Another application of Citrus aurantium is appetite control, but this one is a little fruity. While some sources claim it helps control appetite, the German Commission E, THE encyclopedia for herbal supplements, tells us the herb actually stimulates appetite! So, which is it?
Well, Citrus aurantium extract contains chemicals called tyramine and octopamine, and the latter is possibly the key to the appetite control. In the real world, when bugs try and eat this fruit, it disgusts them. Interestingly, in real live humans, octopamine seems to work like a fake neurotransmitter, which fools the pituitary into producing two distinct actions: first, it secretes chemical messages to the brain that give the sensation of “fullness,” and second, it secretes growth hormone, which could theoretically help you build muscle. But before you plant your own bitter orange tree, honestly, much more research is needed to confirm this theory.
Topically applied, Citrus aurantium oil is also useful for treating skin fungi like athlete’s foot and ring worm. But watch out if you’re fair skinned. As mentioned above, the peel of the raw fruit can make you more sensitive to sunlight due to the toxic effect of “furocoumarins.”
Whoever thought that nice little mini-orange tree growing in your backyard could be such a powerhouse of health and performance? Now, it’s not really your typical orange tree, but once again, Traditional Chinese Medicine has led us to an important discovery: this little orange has the potential to ward of unwanted bodyfat and ramp up energy levels. As an ephedra substitute, Citrus aurantium certainly bodes well… very well. We’ll be sure to keep you posted on more factual findings on this powerful supplement in the future.
Research indicates that 4 to 20 mg of synephrine per day, which usually is provided by supplementing with 200 to 600 mg of a standardized Citrus aurantium extract (3 to 6% synephrine), may be effective.

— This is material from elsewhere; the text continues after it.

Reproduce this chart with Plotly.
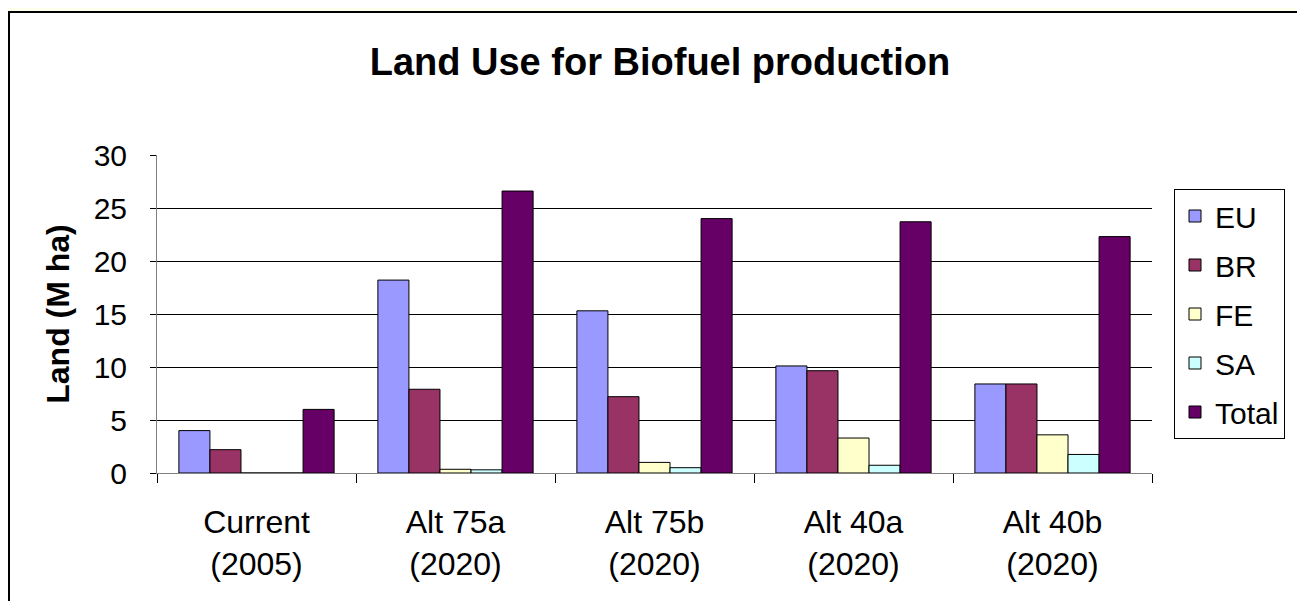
import plotly.graph_objects as go

# ── Datos ──────────────────────────────────────────────────────────────────
categories = ["Current<br>(2005)", "Alt 75a<br>(2020)", "Alt 75b<br>(2020)",
              "Alt 40a<br>(2020)", "Alt 40b<br>(2020)"]
eu = [4.0, 18.2, 15.3, 10.1, 8.4]
br = [2.2, 7.9, 7.2, 9.65, 8.4]
fe = [0.0, 0.35, 1.0, 3.3, 3.6]
sa = [0.0, 0.3, 0.5, 0.73, 1.75]
total = [6.0, 26.6, 24.0, 23.7, 22.3]

series = [
    ("EU", eu, "#9999FF"),
    ("BR", br, "#993366"),
    ("FE", fe, "#FFFFCC"),
    ("SA", sa, "#CCFFFF"),
    ("Total", total, "#660066"),
]

FONT = "Liberation Sans, Arial, sans-serif"

fig = go.Figure()
for name, vals, color in series:
    fig.add_trace(go.Bar(
        x=categories, y=vals, name=name, legendgroup=name,
        marker=dict(color=color, line=dict(color="black", width=1)),
    ))

# marco blanco sobre fondo amarillo claro
fig.add_shape(
    type="rect", xref="paper", yref="paper",
    x0=(1 - 149) / 995, x1=1.25, y0=-0.6, y1=(465 - 4) / 318,
    fillcolor="white", line=dict(color="black", width=2), layer="below",
)

fig.update_layout(
    width=1305, height=601,
    margin=dict(l=149, r=161, t=147, b=136),
    paper_bgcolor="#FFFFEE", plot_bgcolor="white",
    font=dict(family=FONT, color="black", size=30),
    title=dict(text="<b>Land Use for Biofuel production</b>",
               x=652 / 1305, xanchor="center", y=1 - 54 / 601, yanchor="middle",
               font=dict(size=38)),
    barmode="group", bargap=0.22, bargroupgap=0,
    showlegend=True,
    legend=dict(x=(1166 - 149) / 995, xanchor="left", y=0.5, yanchor="middle",
                bgcolor="white", bordercolor="black", borderwidth=1,
                font=dict(size=30), tracegroupgap=7),
)

fig.update_yaxes(
    range=[0, 30], dtick=5, tickmode="linear",
    showgrid=True, gridcolor="black", gridwidth=1,
    zeroline=False, showline=True, linecolor="#808080", linewidth=1,
    ticks="outside", ticklen=6, tickcolor="black",
    tickfont=dict(size=30), ticklabelstandoff=17,
    title=dict(text="<b>Land (M ha)</b>", font=dict(size=32), standoff=14),
)
fig.update_xaxes(
    showline=True, linecolor="#808080", linewidth=1,
    ticks="outside", ticklen=9, tickcolor="black", tickson="boundaries",
    tickfont=dict(size=32), ticklabelstandoff=21,
)

fig.write_html("out.html")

If you’re brave, you can stick the crushed peel in some hot water and “savor” a really bitter tea. Use 4 to 6 grams per day of cut peel for teas or 2 grams in 150 ml or boiled water 3 times a day. Alcohol solutions (tinctures) and liquid extracts are another (more enjoyable) way to take it.
According to recent data, it appears that using the whole fruit extract is the best way to take Citrus aurantium since there are many additional chemicals in the plant besides synephrine that are used for increasing the metabolism, and we’re only beginning to understand their total, combined effects.
For weight loss, use in evenly divided doses throughout the day, preferably on an empty stomach. For stimulant effects, use 30 to 45 minutes before exercise, again, without food.
Citrus aurantium is often included in formulas with kola nut and guarana (which are caffeine sources) to synergistically assist in thermogenesis.
Citrus aurantium is sometimes combined with Garcinia cambogia (HCA) to increase thermogenic effects.
Both isolated synephrine and Citrus aurantium extract can crank up your blood pressure, so if you’ve got heart problems or high blood pressure, it may be best to avoid it. Synephrine causes a rise in blood pressure by triggering vasoconstriction (tightening of your vascular system or blood carrying network). Like many natural supplements, avoid use during pregnancy or lactation.
Do not combine with heart or blood pressure medications.
Like most bitter herbs, there is stuff in here you don’t want to be messing with. Try to avoid rubbing raw Citrus aurantium (the fruit) all over your body since the peel can irritate the skin and even make you more sensitive to sunlight due to the phototoxic effect of furocoumarins.
Some experts have theorized that synephrine may show traces of alkaloids in the body similar to ephedra, but more research is needed to verify if this is, in fact, the case. At present, synephrine is not on any banned list. Still, if you are an elite athlete who is regularly drug tested, it is recommended that you discuss supplementation with your physician before use.